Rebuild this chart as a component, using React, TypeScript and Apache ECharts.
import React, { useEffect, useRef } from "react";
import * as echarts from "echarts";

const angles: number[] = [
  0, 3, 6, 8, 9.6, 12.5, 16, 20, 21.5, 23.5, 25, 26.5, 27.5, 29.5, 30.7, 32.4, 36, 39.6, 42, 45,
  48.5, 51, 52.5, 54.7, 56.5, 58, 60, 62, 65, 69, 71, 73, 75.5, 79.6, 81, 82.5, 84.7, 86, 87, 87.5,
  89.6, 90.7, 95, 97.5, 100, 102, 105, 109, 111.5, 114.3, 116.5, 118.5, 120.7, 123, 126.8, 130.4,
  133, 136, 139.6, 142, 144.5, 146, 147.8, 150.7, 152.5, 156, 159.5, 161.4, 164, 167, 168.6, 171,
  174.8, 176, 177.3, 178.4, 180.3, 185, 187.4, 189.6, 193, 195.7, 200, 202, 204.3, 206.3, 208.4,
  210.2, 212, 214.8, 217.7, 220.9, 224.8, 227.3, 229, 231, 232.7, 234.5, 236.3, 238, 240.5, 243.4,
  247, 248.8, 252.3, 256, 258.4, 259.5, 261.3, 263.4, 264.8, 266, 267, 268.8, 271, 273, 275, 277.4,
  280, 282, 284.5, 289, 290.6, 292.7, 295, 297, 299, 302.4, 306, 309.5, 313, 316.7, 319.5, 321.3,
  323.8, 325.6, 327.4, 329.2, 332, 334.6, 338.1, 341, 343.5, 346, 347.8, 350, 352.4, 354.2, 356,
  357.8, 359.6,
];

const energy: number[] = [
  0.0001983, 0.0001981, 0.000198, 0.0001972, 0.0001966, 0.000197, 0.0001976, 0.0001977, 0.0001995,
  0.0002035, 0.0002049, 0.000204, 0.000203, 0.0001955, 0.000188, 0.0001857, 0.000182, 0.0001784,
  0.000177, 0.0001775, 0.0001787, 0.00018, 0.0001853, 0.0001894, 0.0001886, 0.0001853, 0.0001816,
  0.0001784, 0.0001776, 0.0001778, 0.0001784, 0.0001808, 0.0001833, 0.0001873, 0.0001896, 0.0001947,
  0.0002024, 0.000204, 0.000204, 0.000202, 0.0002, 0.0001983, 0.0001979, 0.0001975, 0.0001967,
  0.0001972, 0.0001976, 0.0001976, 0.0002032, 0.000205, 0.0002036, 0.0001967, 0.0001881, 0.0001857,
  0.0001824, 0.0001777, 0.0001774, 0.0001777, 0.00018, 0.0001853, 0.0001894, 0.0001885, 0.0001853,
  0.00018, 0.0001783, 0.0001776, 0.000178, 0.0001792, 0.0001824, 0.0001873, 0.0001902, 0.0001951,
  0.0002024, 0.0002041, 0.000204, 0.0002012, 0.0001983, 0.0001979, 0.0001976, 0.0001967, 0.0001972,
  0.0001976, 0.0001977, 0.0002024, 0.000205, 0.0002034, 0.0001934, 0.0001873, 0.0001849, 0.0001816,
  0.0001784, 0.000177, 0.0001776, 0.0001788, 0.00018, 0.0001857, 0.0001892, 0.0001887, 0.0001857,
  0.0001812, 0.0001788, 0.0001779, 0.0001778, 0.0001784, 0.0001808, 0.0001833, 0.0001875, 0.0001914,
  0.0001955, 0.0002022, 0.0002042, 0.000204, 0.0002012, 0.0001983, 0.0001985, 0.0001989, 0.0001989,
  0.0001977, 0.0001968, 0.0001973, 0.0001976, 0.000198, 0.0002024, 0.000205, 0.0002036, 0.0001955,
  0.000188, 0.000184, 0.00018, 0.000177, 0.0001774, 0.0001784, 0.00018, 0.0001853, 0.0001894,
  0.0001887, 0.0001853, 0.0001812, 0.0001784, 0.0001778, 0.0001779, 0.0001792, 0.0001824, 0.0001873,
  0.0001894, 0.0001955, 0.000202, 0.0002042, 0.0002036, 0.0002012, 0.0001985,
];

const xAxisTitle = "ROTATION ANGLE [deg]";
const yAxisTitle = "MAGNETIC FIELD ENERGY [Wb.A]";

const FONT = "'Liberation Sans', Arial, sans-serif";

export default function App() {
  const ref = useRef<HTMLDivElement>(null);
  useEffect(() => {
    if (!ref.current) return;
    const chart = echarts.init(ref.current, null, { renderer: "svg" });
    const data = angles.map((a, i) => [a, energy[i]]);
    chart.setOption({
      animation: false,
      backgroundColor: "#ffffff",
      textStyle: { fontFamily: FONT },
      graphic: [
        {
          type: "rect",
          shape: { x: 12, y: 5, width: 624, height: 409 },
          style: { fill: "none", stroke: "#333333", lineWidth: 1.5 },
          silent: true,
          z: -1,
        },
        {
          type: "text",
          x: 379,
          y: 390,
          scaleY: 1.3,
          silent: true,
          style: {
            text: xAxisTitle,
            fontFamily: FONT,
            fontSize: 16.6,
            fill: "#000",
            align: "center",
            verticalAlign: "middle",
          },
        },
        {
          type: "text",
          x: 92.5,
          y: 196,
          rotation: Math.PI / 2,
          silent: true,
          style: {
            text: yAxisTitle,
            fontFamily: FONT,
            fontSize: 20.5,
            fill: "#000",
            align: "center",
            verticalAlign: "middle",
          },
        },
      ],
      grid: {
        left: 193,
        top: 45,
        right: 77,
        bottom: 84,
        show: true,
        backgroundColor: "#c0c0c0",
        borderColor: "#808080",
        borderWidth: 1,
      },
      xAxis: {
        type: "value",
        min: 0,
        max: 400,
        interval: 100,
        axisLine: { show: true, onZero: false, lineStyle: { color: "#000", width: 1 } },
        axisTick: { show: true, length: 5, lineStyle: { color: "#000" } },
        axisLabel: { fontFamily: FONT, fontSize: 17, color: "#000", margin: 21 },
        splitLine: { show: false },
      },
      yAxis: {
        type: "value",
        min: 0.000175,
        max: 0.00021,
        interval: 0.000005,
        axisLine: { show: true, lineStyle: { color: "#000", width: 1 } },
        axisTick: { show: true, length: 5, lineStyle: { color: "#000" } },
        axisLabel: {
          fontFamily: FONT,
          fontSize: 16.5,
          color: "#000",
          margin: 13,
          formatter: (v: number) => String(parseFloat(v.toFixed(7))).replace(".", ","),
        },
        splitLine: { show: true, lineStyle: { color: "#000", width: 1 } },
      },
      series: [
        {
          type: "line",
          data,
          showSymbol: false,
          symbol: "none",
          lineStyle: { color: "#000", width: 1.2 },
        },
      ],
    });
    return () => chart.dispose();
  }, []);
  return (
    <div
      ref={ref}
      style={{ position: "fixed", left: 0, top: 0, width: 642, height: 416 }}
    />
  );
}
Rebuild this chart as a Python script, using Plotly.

# # # # #

[Exercise aim] Retype the records that precede this task, keeping them exactly the same.

[Full response]
Rebuild this chart as a component, using React, TypeScript and Apache ECharts.
import React, { useEffect, useRef } from "react";
import * as echarts from "echarts";

const angles: number[] = [
  0, 3, 6, 8, 9.6, 12.5, 16, 20, 21.5, 23.5, 25, 26.5, 27.5, 29.5, 30.7, 32.4, 36, 39.6, 42, 45,
  48.5, 51, 52.5, 54.7, 56.5, 58, 60, 62, 65, 69, 71, 73, 75.5, 79.6, 81, 82.5, 84.7, 86, 87, 87.5,
  89.6, 90.7, 95, 97.5, 100, 102, 105, 109, 111.5, 114.3, 116.5, 118.5, 120.7, 123, 126.8, 130.4,
  133, 136, 139.6, 142, 144.5, 146, 147.8, 150.7, 152.5, 156, 159.5, 161.4, 164, 167, 168.6, 171,
  174.8, 176, 177.3, 178.4, 180.3, 185, 187.4, 189.6, 193, 195.7, 200, 202, 204.3, 206.3, 208.4,
  210.2, 212, 214.8, 217.7, 220.9, 224.8, 227.3, 229, 231, 232.7, 234.5, 236.3, 238, 240.5, 243.4,
  247, 248.8, 252.3, 256, 258.4, 259.5, 261.3, 263.4, 264.8, 266, 267, 268.8, 271, 273, 275, 277.4,
  280, 282, 284.5, 289, 290.6, 292.7, 295, 297, 299, 302.4, 306, 309.5, 313, 316.7, 319.5, 321.3,
  323.8, 325.6, 327.4, 329.2, 332, 334.6, 338.1, 341, 343.5, 346, 347.8, 350, 352.4, 354.2, 356,
  357.8, 359.6,
];

const energy: number[] = [
  0.0001983, 0.0001981, 0.000198, 0.0001972, 0.0001966, 0.000197, 0.0001976, 0.0001977, 0.0001995,
  0.0002035, 0.0002049, 0.000204, 0.000203, 0.0001955, 0.000188, 0.0001857, 0.000182, 0.0001784,
  0.000177, 0.0001775, 0.0001787, 0.00018, 0.0001853, 0.0001894, 0.0001886, 0.0001853, 0.0001816,
  0.0001784, 0.0001776, 0.0001778, 0.0001784, 0.0001808, 0.0001833, 0.0001873, 0.0001896, 0.0001947,
  0.0002024, 0.000204, 0.000204, 0.000202, 0.0002, 0.0001983, 0.0001979, 0.0001975, 0.0001967,
  0.0001972, 0.0001976, 0.0001976, 0.0002032, 0.000205, 0.0002036, 0.0001967, 0.0001881, 0.0001857,
  0.0001824, 0.0001777, 0.0001774, 0.0001777, 0.00018, 0.0001853, 0.0001894, 0.0001885, 0.0001853,
  0.00018, 0.0001783, 0.0001776, 0.000178, 0.0001792, 0.0001824, 0.0001873, 0.0001902, 0.0001951,
  0.0002024, 0.0002041, 0.000204, 0.0002012, 0.0001983, 0.0001979, 0.0001976, 0.0001967, 0.0001972,
  0.0001976, 0.0001977, 0.0002024, 0.000205, 0.0002034, 0.0001934, 0.0001873, 0.0001849, 0.0001816,
  0.0001784, 0.000177, 0.0001776, 0.0001788, 0.00018, 0.0001857, 0.0001892, 0.0001887, 0.0001857,
  0.0001812, 0.0001788, 0.0001779, 0.0001778, 0.0001784, 0.0001808, 0.0001833, 0.0001875, 0.0001914,
  0.0001955, 0.0002022, 0.0002042, 0.000204, 0.0002012, 0.0001983, 0.0001985, 0.0001989, 0.0001989,
  0.0001977, 0.0001968, 0.0001973, 0.0001976, 0.000198, 0.0002024, 0.000205, 0.0002036, 0.0001955,
  0.000188, 0.000184, 0.00018, 0.000177, 0.0001774, 0.0001784, 0.00018, 0.0001853, 0.0001894,
  0.0001887, 0.0001853, 0.0001812, 0.0001784, 0.0001778, 0.0001779, 0.0001792, 0.0001824, 0.0001873,
  0.0001894, 0.0001955, 0.000202, 0.0002042, 0.0002036, 0.0002012, 0.0001985,
];

const xAxisTitle = "ROTATION ANGLE [deg]";
const yAxisTitle = "MAGNETIC FIELD ENERGY [Wb.A]";

const FONT = "'Liberation Sans', Arial, sans-serif";

export default function App() {
  const ref = useRef<HTMLDivElement>(null);
  useEffect(() => {
    if (!ref.current) return;
    const chart = echarts.init(ref.current, null, { renderer: "svg" });
    const data = angles.map((a, i) => [a, energy[i]]);
    chart.setOption({
      animation: false,
      backgroundColor: "#ffffff",
      textStyle: { fontFamily: FONT },
      graphic: [
        {
          type: "rect",
          shape: { x: 12, y: 5, width: 624, height: 409 },
          style: { fill: "none", stroke: "#333333", lineWidth: 1.5 },
          silent: true,
          z: -1,
        },
        {
          type: "text",
          x: 379,
          y: 390,
          scaleY: 1.3,
          silent: true,
          style: {
            text: xAxisTitle,
            fontFamily: FONT,
            fontSize: 16.6,
            fill: "#000",
            align: "center",
            verticalAlign: "middle",
          },
        },
        {
          type: "text",
          x: 92.5,
          y: 196,
          rotation: Math.PI / 2,
          silent: true,
          style: {
            text: yAxisTitle,
            fontFamily: FONT,
            fontSize: 20.5,
            fill: "#000",
            align: "center",
            verticalAlign: "middle",
          },
        },
      ],
      grid: {
        left: 193,
        top: 45,
        right: 77,
        bottom: 84,
        show: true,
        backgroundColor: "#c0c0c0",
        borderColor: "#808080",
        borderWidth: 1,
      },
      xAxis: {
        type: "value",
        min: 0,
        max: 400,
        interval: 100,
        axisLine: { show: true, onZero: false, lineStyle: { color: "#000", width: 1 } },
        axisTick: { show: true, length: 5, lineStyle: { color: "#000" } },
        axisLabel: { fontFamily: FONT, fontSize: 17, color: "#000", margin: 21 },
        splitLine: { show: false },
      },
      yAxis: {
        type: "value",
        min: 0.000175,
        max: 0.00021,
        interval: 0.000005,
        axisLine: { show: true, lineStyle: { color: "#000", width: 1 } },
        axisTick: { show: true, length: 5, lineStyle: { color: "#000" } },
        axisLabel: {
          fontFamily: FONT,
          fontSize: 16.5,
          color: "#000",
          margin: 13,
          formatter: (v: number) => String(parseFloat(v.toFixed(7))).replace(".", ","),
        },
        splitLine: { show: true, lineStyle: { color: "#000", width: 1 } },
      },
      series: [
        {
          type: "line",
          data,
          showSymbol: false,
          symbol: "none",
          lineStyle: { color: "#000", width: 1.2 },
        },
      ],
    });
    return () => chart.dispose();
  }, []);
  return (
    <div
      ref={ref}
      style={{ position: "fixed", left: 0, top: 0, width: 642, height: 416 }}
    />
  );
}
Rebuild this chart as a Python script, using Plotly.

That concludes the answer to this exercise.